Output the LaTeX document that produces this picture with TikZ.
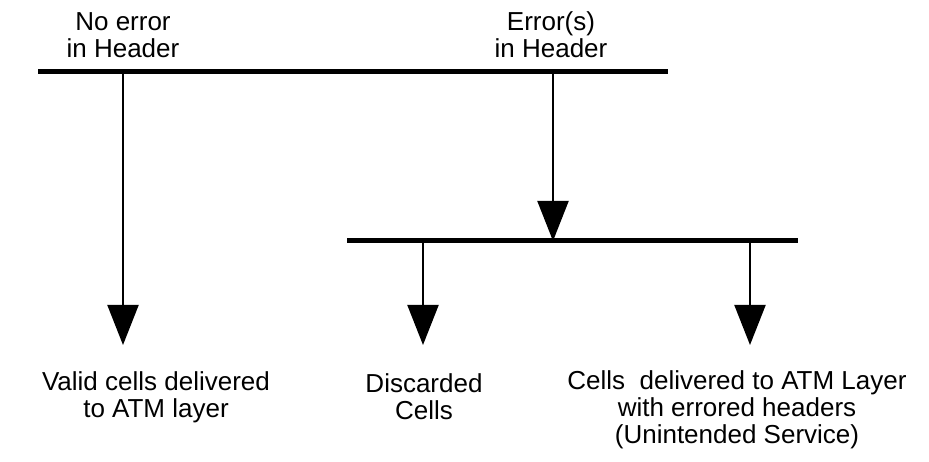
\documentclass[tikz,border=0pt]{standalone}
\usepackage{fontspec}
\setmainfont{Liberation Sans}
\usetikzlibrary{arrows.meta}
\tikzset{
    busline/.style = {line width=5pt},
    dropline/.style = {line width=2pt},
    droparrow/.style = {line width=2pt,-{Triangle[length=40pt,width=31pt]}},
    lbl/.style = {align=center,inner sep=0pt,font=\fontsize{26}{27}\selectfont}
}
\begin{document}
\begin{tikzpicture}[x=1pt,y=-1pt]
\useasboundingbox (0,0) rectangle (929,462);
%
\coordinate (topw) at (38,72);
\coordinate (tope) at (668,72);
\coordinate (noerr) at (123,72);
\coordinate (err) at (553,72);
\coordinate (loww) at (347,241);
\coordinate (lowe) at (798,241);
\coordinate (split) at (553,241);
\coordinate (disc) at (423,241);
\coordinate (unint) at (750,241);
\coordinate (validend) at (123,345);
\coordinate (discend) at (423,345);
\coordinate (unintend) at (750,345);
%
\node[lbl] at (123,35) (noerrtxt) {No error\\in Header};
\node[lbl] at (551,35) (errtxt) {Error(s)\\in Header};
\node[lbl] at (156,397) (validtxt) {Valid cells delivered\\to ATM layer};
\node[lbl] at (424,397) (disctxt) {Discarded\\Cells};
\node[lbl] at (737,410) (uninttxt) {Cells\ \ delivered to ATM Layer\\with errored headers\\(Unintended Service)};
%
\draw[busline] (topw) -- (tope);
\draw[busline] (loww) -- (lowe);
\draw[droparrow] (noerr) -- (validend);
\draw[droparrow] (err) -- (split);
\draw[droparrow] (disc) -- (discend);
\draw[droparrow] (unint) -- (unintend);

\end{tikzpicture}
\end{document}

=======

→ **Task directions**:
Restate the data above word for word. Do not include the images.

→ **Solution to this exercise**:
Output the LaTeX document that produces this picture with TikZ.
\documentclass[tikz,border=0pt]{standalone}
\usepackage{fontspec}
\setmainfont{Liberation Sans}
\usetikzlibrary{arrows.meta}
\tikzset{
    busline/.style = {line width=5pt},
    dropline/.style = {line width=2pt},
    droparrow/.style = {line width=2pt,-{Triangle[length=40pt,width=31pt]}},
    lbl/.style = {align=center,inner sep=0pt,font=\fontsize{26}{27}\selectfont}
}
\begin{document}
\begin{tikzpicture}[x=1pt,y=-1pt]
\useasboundingbox (0,0) rectangle (929,462);
%
\coordinate (topw) at (38,72);
\coordinate (tope) at (668,72);
\coordinate (noerr) at (123,72);
\coordinate (err) at (553,72);
\coordinate (loww) at (347,241);
\coordinate (lowe) at (798,241);
\coordinate (split) at (553,241);
\coordinate (disc) at (423,241);
\coordinate (unint) at (750,241);
\coordinate (validend) at (123,345);
\coordinate (discend) at (423,345);
\coordinate (unintend) at (750,345);
%
\node[lbl] at (123,35) (noerrtxt) {No error\\in Header};
\node[lbl] at (551,35) (errtxt) {Error(s)\\in Header};
\node[lbl] at (156,397) (validtxt) {Valid cells delivered\\to ATM layer};
\node[lbl] at (424,397) (disctxt) {Discarded\\Cells};
\node[lbl] at (737,410) (uninttxt) {Cells\ \ delivered to ATM Layer\\with errored headers\\(Unintended Service)};
%
\draw[busline] (topw) -- (tope);
\draw[busline] (loww) -- (lowe);
\draw[droparrow] (noerr) -- (validend);
\draw[droparrow] (err) -- (split);
\draw[droparrow] (disc) -- (discend);
\draw[droparrow] (unint) -- (unintend);

\end{tikzpicture}
\end{document}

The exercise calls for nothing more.